The stakes are real and calendar driven. An October first qualifying offer deadline gives Kuminga a clear lever: sign the one year offer, play the season and become an unrestricted free agent next summer, or accept a multi year deal now and trade flexibility returns to the Warriors. If the club misreads this moment the fallout could be losing a young piece for little return or locking him into a deal that neither side truly wants. Either way the episode is a lesson in how development, coaching style and contract mechanics collided to create a very public rupture. Next up is a closer look at why some analysts say the Warriors are trapped in a loop they built.
A cycle of their own creation
Zach Lowe and other analysts keep returning to the math that underpins the fight, framing it as a leverage duel with roughly thirteen million dollars at its heart. Lowe summed the situation bluntly when he described how the Warriors pitch looks like roughly twenty two million in year one while the qualifying route would leave Kuminga with about eight million and “you’re going to lose $13 million of guaranteed money”. That gap is not just arithmetic; it shapes incentives for both sides and keeps them apart.
Lowe also warned that the scenario could become a disaster for Golden State if Kuminga chooses leverage over the guaranteed cash and the club ends up unable to trade him for value. Explaining that the team’s leverage is an illusion, he said “Kuminga’s leverage is like, ‘you want me to take the qualifying offer ’cause it’s $13 million hit for me. It’s a disaster for you because if I’m on a one year, eight million dollar deal, you’re not gonna get much for me in a trade and then I’m walking and you know I’m walking”. Meaning? If Kuminga accepts the one-year qualifying offer, he gains an automatic no-trade clause and the power to walk for nothing next summer, leaving the Warriors with no return for their former top-10 pick. This would be a catastrophic outcome for a team in the final stages of its championship window with Stephen Curry.

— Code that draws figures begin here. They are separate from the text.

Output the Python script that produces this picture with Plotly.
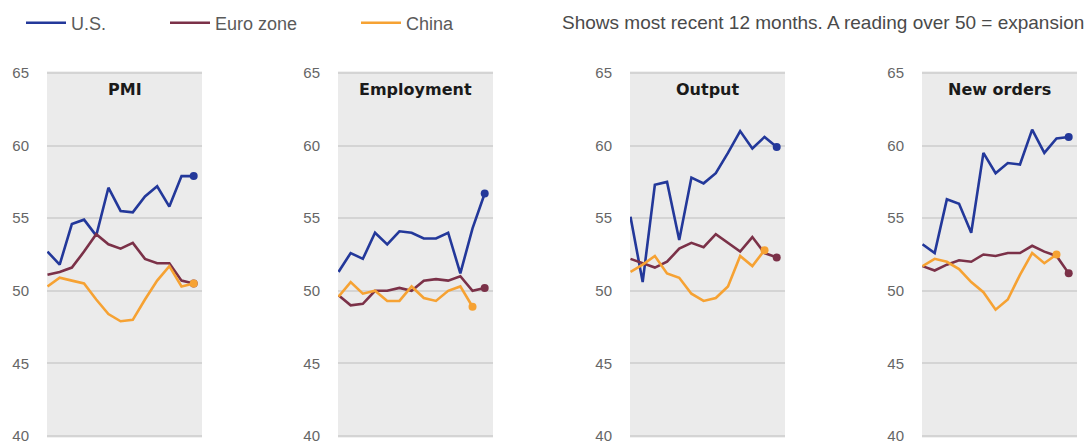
import plotly.graph_objects as go

W, H = 1088, 443

months = list(range(13))  # most recent 12 months (13 monthly readings), index only

panel_titles = ["PMI", "Employment", "Output", "New orders"]
series_names = ["U.S.", "Euro zone", "China"]
series_colors = ["#23389a", "#7b3148", "#f6a233"]

# PMI
us_pmi = [52.7, 51.8, 54.6, 54.9, 53.8, 57.1, 55.5, 55.4, 56.5, 57.2, 55.8, 57.9, 57.9]
ez_pmi = [51.1, 51.3, 51.6, 52.7, 53.9, 53.2, 52.9, 53.3, 52.2, 51.9, 51.9, 50.7, 50.5]
cn_pmi = [50.3, 50.9, 50.7, 50.5, 49.4, 48.4, 47.9, 48.0, 49.4, 50.7, 51.7, 50.3, 50.5]

# Employment
us_emp = [51.3, 52.6, 52.2, 54.0, 53.2, 54.1, 54.0, 53.6, 53.6, 54.0, 51.2, 54.3, 56.7]
ez_emp = [49.7, 49.0, 49.1, 50.0, 50.0, 50.2, 50.0, 50.7, 50.8, 50.7, 51.0, 50.0, 50.2]
cn_emp = [49.6, 50.6, 49.8, 50.0, 49.3, 49.3, 50.3, 49.5, 49.3, 50.0, 50.3, 48.9]

# Output
us_out = [55.1, 50.6, 57.3, 57.5, 53.5, 57.8, 57.4, 58.1, 59.5, 61.0, 59.8, 60.6, 59.9]
ez_out = [52.2, 51.9, 51.6, 52.0, 52.9, 53.3, 53.0, 53.9, 53.3, 52.7, 53.7, 52.6, 52.3]
cn_out = [51.3, 51.8, 52.4, 51.2, 50.9, 49.8, 49.3, 49.5, 50.3, 52.4, 51.7, 52.8]

# New orders
us_new = [53.2, 52.6, 56.3, 56.0, 54.0, 59.5, 58.1, 58.8, 58.7, 61.1, 59.5, 60.5, 60.6]
ez_new = [51.7, 51.4, 51.8, 52.1, 52.0, 52.5, 52.4, 52.6, 52.6, 53.1, 52.7, 52.4, 51.2]
cn_new = [51.7, 52.2, 52.0, 51.5, 50.6, 49.9, 48.7, 49.4, 51.1, 52.6, 51.9, 52.5]

panels = [
    (us_pmi, ez_pmi, cn_pmi),
    (us_emp, ez_emp, cn_emp),
    (us_out, ez_out, cn_out),
    (us_new, ez_new, cn_new),
]

y_ticks = [40, 45, 50, 55, 60, 65]
expansion_level = 50

# layout geometry (pixels)
panel_left_px = [47, 338, 630, 922]
panel_w_px = 155
plot_top_px, plot_bot_px = 71.3, 437.7   # value 65 at ~73px, value 40 at ~436px
legend_x_px = [21, 165, 356]
legend_keys = ["legend", "legend2", "legend3"]

fig = go.Figure()

for p, data in enumerate(panels):
    ax = "" if p == 0 else str(p + 1)
    for s, vals in enumerate(data):
        xs = months[: len(vals)]
        fig.add_trace(go.Scatter(
            x=xs, y=vals, mode="lines",
            line=dict(color=series_colors[s], width=2.6),
            name=series_names[s], legendgroup=series_names[s],
            legend=legend_keys[s], showlegend=(p == 0),
            xaxis="x" + ax, yaxis="y" + ax, hoverinfo="skip",
        ))
        fig.add_trace(go.Scatter(
            x=[xs[-1]], y=[vals[-1]], mode="markers",
            marker=dict(color=series_colors[s], size=8),
            showlegend=False, legendgroup=series_names[s], legend=legend_keys[s],
            xaxis="x" + ax, yaxis="y" + ax, hoverinfo="skip", cliponaxis=False,
        ))
    l = panel_left_px[p] / W
    r = (panel_left_px[p] + panel_w_px) / W
    fig.update_layout(**{
        "xaxis" + ax: dict(domain=[l, r], range=[-0.04, 12.68], visible=False,
                           anchor="y" + ax),
        "yaxis" + ax: dict(domain=[1 - plot_bot_px / H, 1 - plot_top_px / H],
                           range=[39.88, 65.12], tickvals=y_ticks, showgrid=True,
                           gridcolor="#d4d4d4", gridwidth=1.6, zeroline=False,
                           showline=False, ticks="", ticklabelstandoff=17,
                           ticklabeloverflow="allow", automargin=False,
                           tickfont=dict(family="Liberation Sans", size=15, color="#666666"),
                           anchor="x" + ax),
    })
    fig.add_shape(type="line", xref="x" + ax + " domain", yref="y" + ax,
                  x0=0, x1=1, y0=expansion_level, y1=expansion_level,
                  line=dict(color="#6f6f6f", width=1.6), layer="below")
    fig.add_annotation(text="<b>" + panel_titles[p] + "</b>", xref="x" + ax + " domain",
                       yref="y" + ax, x=0.5, y=63.9, showarrow=False,
                       font=dict(family="DejaVu Sans", size=16, color="#1a1a1a"))

fig.add_annotation(text="Shows most recent 12 months. A reading over 50 = expansion",
                   xref="paper", yref="paper", x=1086 / W, y=1 - 22 / H,
                   xanchor="right", yanchor="middle", showarrow=False,
                   font=dict(family="Liberation Sans", size=19, color="#4a4a4a"))

legend_common = dict(orientation="h", yanchor="middle", y=1 - 23 / H, xanchor="left",
                     itemwidth=40, bgcolor="rgba(0,0,0,0)",
                     font=dict(family="Liberation Sans", size=18, color="#5a5a5a"))
fig.update_layout(
    width=W, height=H,
    margin=dict(l=0, r=0, t=0, b=0, autoexpand=False),
    paper_bgcolor="white", plot_bgcolor="#ebebeb",
    showlegend=True,
    legend=dict(x=legend_x_px[0] / W, **legend_common),
    legend2=dict(x=legend_x_px[1] / W, **legend_common),
    legend3=dict(x=legend_x_px[2] / W, **legend_common),
)

fig.write_html("out.html", config={"displayModeBar": False},
               post_script="document.body.style.margin='0';")
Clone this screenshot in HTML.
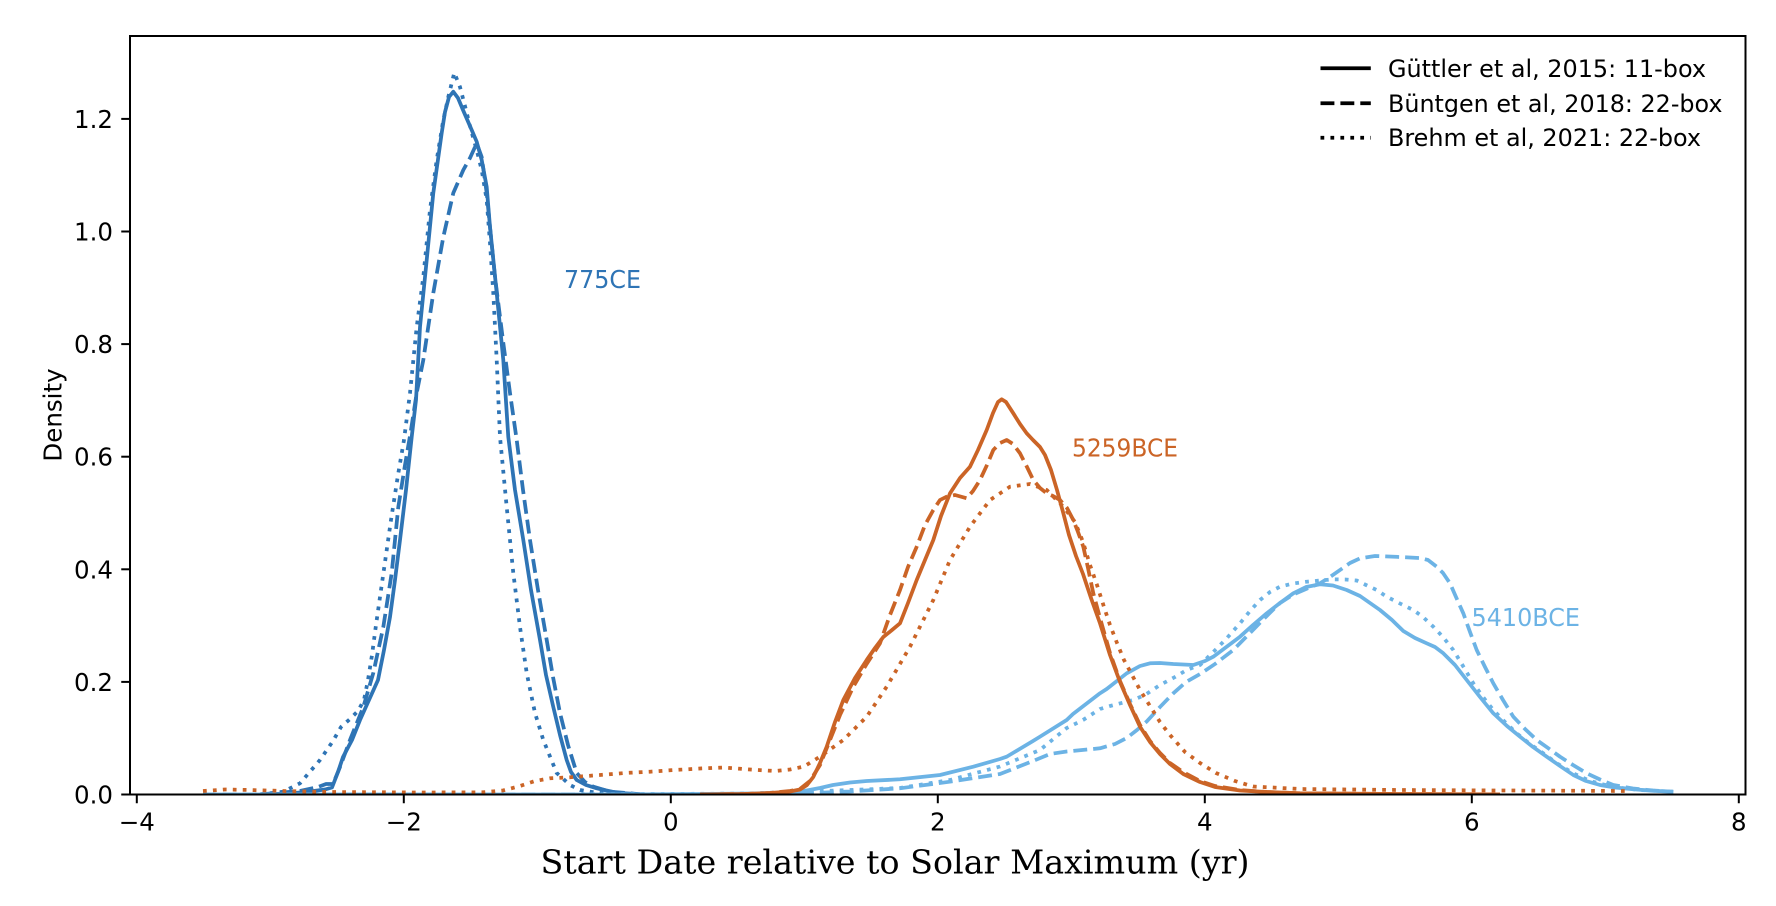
<!DOCTYPE html>
<html>
<head>
<meta charset="utf-8">
<style>
  html,body{margin:0;padding:0;background:#fff;}
  svg{display:block;}
</style>
</head>
<body>
<svg width="1776" height="906" viewBox="0 0 1776 906" xmlns="http://www.w3.org/2000/svg" font-family="'DejaVu Sans','Liberation Sans',sans-serif">
  <rect width="1776" height="906" fill="#fff"/>
  <defs>
    <clipPath id="ax"><rect x="130" y="36" width="1615.5" height="758.5"/></clipPath>
  </defs>

  <g clip-path="url(#ax)" fill="none" stroke-width="3.75" stroke-linejoin="round" stroke-linecap="butt">
    <!-- 775CE dark blue -->
    <g stroke="#2E74B5">
      <polyline points="260,794.4 290,793.5 310,791.5 325,789.5 332,787.5 338,772 343,757 352,740 360,720 369,700 378,680 384,650 390,617 395,580 400,540 406,490 411.7,437 416,400 420,327 426.7,260 433.3,193 441.7,133 445,112 449,97 453.3,91.7 458,98 463,110 471.7,130 476.7,141.7 481.7,160 486.7,187 490,227 496.7,293 503.3,360 508.3,437 515,490 523.3,540 531,590 540,640 546,675 553.3,707 560,735 566.7,760 571,772 576.7,780 586,785 596.7,788.3 616.7,792.7 640,794.2 660,794.4"/>
      <polyline stroke-dasharray="13.9 6" points="260,794.4 300,791 318,787 326,784 333,784 340,767 350,740 363.3,707 373.3,673 383.3,627 391.7,573 398.3,507 405,465 411,430 416.7,393 423.3,360 433.3,293 443.3,237 453.3,193 463.3,170 470,158 476.7,143.3 481.7,157 486.7,193 490,227 495,277 503.3,343 510,393 516.7,440 523,490 530,540 538,590 546.7,640 553,677 560,713 568,745 576.7,773 585,782 593.3,786.7 610,791.7 640,794.2 660,794.4"/>
      <polyline stroke-dasharray="3.75 6.2" points="260,794.4 283.3,791.7 300,783.3 320,760 333,741 341,727 350,719 358,711 364,700 368,680 372,655 376,625 381,590 386,555 391,520 398,475 404,440 410,393 416.7,327 423.3,277 430,210 436.7,160 443.3,120 448.3,97 454.3,72.7 460,87 466,110 471,130 476.7,150 481.7,170 486.7,200 490,243 493.3,293 496.7,360 500,437 506.7,507 513.3,573 520,627 526.7,673 535,713 543.3,740 556.7,773 570,785 580,790 596.7,792.7 620,794.2 660,794.4"/>
    </g>

    <!-- 5410BCE light blue -->
    <g stroke="#6CB3E5">
      <polyline points="203,794.5 600,794.5 700,794 750,793.5 780,792.8 800,791.7 820,788 833,785 850,782.5 866.7,781 900,779.3 940,775 973.3,766.7 1000,759 1006.7,756.7 1033,741 1040,736.7 1066.7,720 1073,714 1100,693.3 1106.7,689 1126.7,673.3 1140,666 1150,663.3 1160,663 1173.3,664 1193.3,665 1205,661 1213.3,656.7 1225,648 1240,636.7 1253,625 1266.7,613.3 1280,603 1293.3,593.3 1306,587 1320,584.3 1333,585.5 1346.7,590 1360,596 1370,603 1380,610 1392,620 1403.3,631 1415,638 1426.7,643.3 1435,647 1443.3,653.3 1455,665 1466.7,680 1480,697 1493.3,713.3 1507,726 1520,736.7 1533,747 1546.7,756.7 1560,766 1573.3,775 1586,781 1600,785 1615,787.5 1633.3,789.3 1653,790.8 1673.3,791.7"/>
      <polyline stroke-dasharray="13.9 6" points="203,794.5 600,794.5 700,794.3 800,793.5 850,791.5 900,788.3 950,781.7 1000,774 1033,761 1050,754 1066.7,751.5 1100,748.3 1115,744 1126.7,738 1137,730 1146.7,721.5 1160,707 1173.3,693.3 1186,682 1200,674 1215,664 1233.3,650 1250,633 1266.7,616 1280,603 1293.3,594.5 1306,589 1320,583.3 1330,577 1340,570 1350,563 1360,558.3 1375,556 1400,557 1420,558 1428,560 1436.7,566.7 1443,573 1450,583.3 1456,597 1463.3,613.3 1470,632 1476.7,650 1485,667 1493.3,683.3 1503,700 1513.3,716.7 1525,729 1536.7,740 1548,748 1560,756.7 1573,765 1586.7,773.3 1600,779.5 1613.3,785 1633,788.5 1653,790.5 1673.3,791.7"/>
      <polyline stroke-dasharray="3.75 6.2" points="203,794.5 600,794.3 750,793.5 850,790 900,788 950,780 1000,766.5 1040,750 1066.7,728 1083,720 1100,709 1110,706 1126.7,701.7 1133,700 1145,695 1160,685 1175,677 1186.7,670 1200,665 1213.3,652 1227,638 1240,623.3 1250,611 1260,600 1270,592 1280,586.7 1293,583.5 1306.7,581.7 1320,580.5 1333.3,579.3 1345,579.5 1356.7,580.5 1366,585 1376.7,590 1386.7,596.7 1400,603.5 1413.3,610 1423,617 1433.3,626.7 1443,637 1453.3,650 1463,666 1473.3,683.3 1483,697 1493.3,710 1505,722 1516.7,733.3 1530,744 1543.3,753.3 1558,764 1573.3,773.3 1590,781 1613,787 1640,790 1673,791.7"/>
    </g>

    <!-- 5259BCE orange -->
    <g stroke="#CB6426">
      <polyline points="700,794.5 745,794 770,793 790,791.5 800,789.5 807,785 813.3,777 820,763 826.7,746.7 835,722 843.3,700 855,678 866.7,660 875,648 883.3,637 892,630 900,623.3 908,603 916.7,580 925,560 933.3,540 941,516 950,493.3 960,478 970,466.7 978,450 986.7,430 993,413 998,402 1001.7,399.3 1006,402 1013.3,413.3 1020,424 1026.7,433.3 1033,440 1040,447 1045,455 1051,470 1057,490 1063,512 1069,535 1076,556 1083,574 1091,598 1100,623.3 1110,655 1120,682 1130,705 1140,726.7 1150,742 1160,754 1170,764 1183.3,774 1200,782 1215,787 1240,790.5 1267,792 1300,793.3 1400,794 1500,794.4"/>
      <polyline stroke-dasharray="13.9 6" points="700,794.5 745,794 770,793 790,791 800,789 810,781 820,765 830,740 840,715 853.3,686.7 866,665 880,643.3 890,615 900,590 908,567 916.7,546.7 925,525 933.3,510 940,500 946.7,496.7 955,495 966.7,498.3 973,491 980,480 987,465 993.3,450 1000,443 1006.7,440 1013,444 1020,453.3 1027,467 1033.3,480 1040,488 1046.7,493.3 1053,496 1060,500 1067,508 1073.3,520 1078,532 1083.3,546.7 1088,568 1093.3,593.3 1100,618 1110,653 1120,681 1130,704 1140,725 1150,741 1160,753 1170,763 1183,772 1200,781 1215,786 1240,790 1267,792 1300,793.3 1400,794 1500,794.4"/>
      <polyline stroke-dasharray="3.75 6.2" points="203,791 225,789.5 250,790 283,791 330,792 420,792.5 483,792.3 503,790.5 520,786 535,781 550,778.3 570,777.3 600,775 625,773 650,771.7 670,770.3 700,768.5 724,767.5 750,769.5 775,771 790,769.5 804,766.5 820,756.7 843.3,740 866.7,716.7 886.7,686.7 910,646.7 933.3,600 950,560 970,526.7 990,500 1010,486.7 1030,484 1046.7,490 1063.3,506.7 1075,522 1083,542 1090,565 1097,585 1104,607 1110,625 1117,643 1124,660 1131,673 1140,690 1150,706 1160,722 1170,735 1185,752 1200,763 1216,773 1235,781 1253,786.5 1300,789 1400,790 1500,790.5 1560,790.7 1627,791"/>
    </g>
  </g>

  <!-- axes frame -->
  <rect x="130" y="36" width="1615.5" height="758.5" fill="none" stroke="#000" stroke-width="2"/>

  <!-- y ticks -->
  <g stroke="#000" stroke-width="2">
    <line x1="121.25" y1="794.5" x2="130" y2="794.5"/>
    <line x1="121.25" y1="681.9" x2="130" y2="681.9"/>
    <line x1="121.25" y1="569.3" x2="130" y2="569.3"/>
    <line x1="121.25" y1="456.7" x2="130" y2="456.7"/>
    <line x1="121.25" y1="344.1" x2="130" y2="344.1"/>
    <line x1="121.25" y1="231.5" x2="130" y2="231.5"/>
    <line x1="121.25" y1="118.9" x2="130" y2="118.9"/>
  </g>
  <g font-size="24.5" fill="#000" text-anchor="end">
    <text x="113" y="803.5">0.0</text>
    <text x="113" y="690.9">0.2</text>
    <text x="113" y="578.3">0.4</text>
    <text x="113" y="465.7">0.6</text>
    <text x="113" y="353.1">0.8</text>
    <text x="113" y="240.5">1.0</text>
    <text x="113" y="127.9">1.2</text>
  </g>

  <!-- x ticks -->
  <g stroke="#000" stroke-width="2">
    <line x1="136.8" y1="794.5" x2="136.8" y2="803.25"/>
    <line x1="403.8" y1="794.5" x2="403.8" y2="803.25"/>
    <line x1="670.8" y1="794.5" x2="670.8" y2="803.25"/>
    <line x1="937.8" y1="794.5" x2="937.8" y2="803.25"/>
    <line x1="1204.8" y1="794.5" x2="1204.8" y2="803.25"/>
    <line x1="1471.8" y1="794.5" x2="1471.8" y2="803.25"/>
    <line x1="1738.8" y1="794.5" x2="1738.8" y2="803.25"/>
  </g>
  <g font-size="24.5" fill="#000" text-anchor="middle">
    <text x="136.8" y="830.5">−4</text>
    <text x="403.8" y="830.5">−2</text>
    <text x="670.8" y="830.5">0</text>
    <text x="937.8" y="830.5">2</text>
    <text x="1204.8" y="830.5">4</text>
    <text x="1471.8" y="830.5">6</text>
    <text x="1738.8" y="830.5">8</text>
  </g>

  <!-- axis labels -->
  <text transform="translate(61.5,415) rotate(-90)" font-size="24.5" text-anchor="middle" fill="#000">Density</text>
  <text x="540.5" y="873.3" font-family="'DejaVu Serif','Liberation Serif',serif" font-size="32.5" textLength="709" lengthAdjust="spacingAndGlyphs" fill="#000">Start Date relative to Solar Maximum (yr)</text>

  <!-- annotations -->
  <text x="564" y="288" font-size="24.5" fill="#2E74B5" textLength="77" lengthAdjust="spacingAndGlyphs">775CE</text>
  <text x="1072" y="456.7" font-size="24.5" fill="#CB6426" textLength="106" lengthAdjust="spacingAndGlyphs">5259BCE</text>
  <text x="1471.5" y="626" font-size="24.5" fill="#6CB3E5" textLength="108.5" lengthAdjust="spacingAndGlyphs">5410BCE</text>

  <!-- legend -->
  <g stroke="#000" stroke-width="3.75" fill="none">
    <line x1="1320.5" y1="68.3" x2="1370.8" y2="68.3"/>
    <line x1="1320.5" y1="103.3" x2="1370.8" y2="103.3" stroke-dasharray="13.9 6"/>
    <line x1="1320.5" y1="137.7" x2="1370.8" y2="137.7" stroke-dasharray="3.75 6.2"/>
  </g>
  <g font-size="24" fill="#000">
    <text x="1388" y="76.8" textLength="318" lengthAdjust="spacingAndGlyphs">Güttler et al, 2015: 11-box</text>
    <text x="1388" y="111.8" textLength="334.5" lengthAdjust="spacingAndGlyphs">Büntgen et al, 2018: 22-box</text>
    <text x="1388" y="146.2" textLength="313" lengthAdjust="spacingAndGlyphs">Brehm et al, 2021: 22-box</text>
  </g>
</svg>
</body>
</html>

The front office is trying to replicate the team-friendly deal they signed with Moses Moody. But that strategy ignores a key difference: Kuminga’s perceived ceiling and his willingness to bet on himself are much higher. The refusal to include a player option- a simple gesture of good faith- signals a continued lack of long-term commitment. Factors which make a player feel alienated or unwelcome. Ensuring the cycle of distrust continues. This stalemate has frozen their entire offseason, preventing them from signing other veterans like Al Horford and putting their preparation for the new season in jeopardy.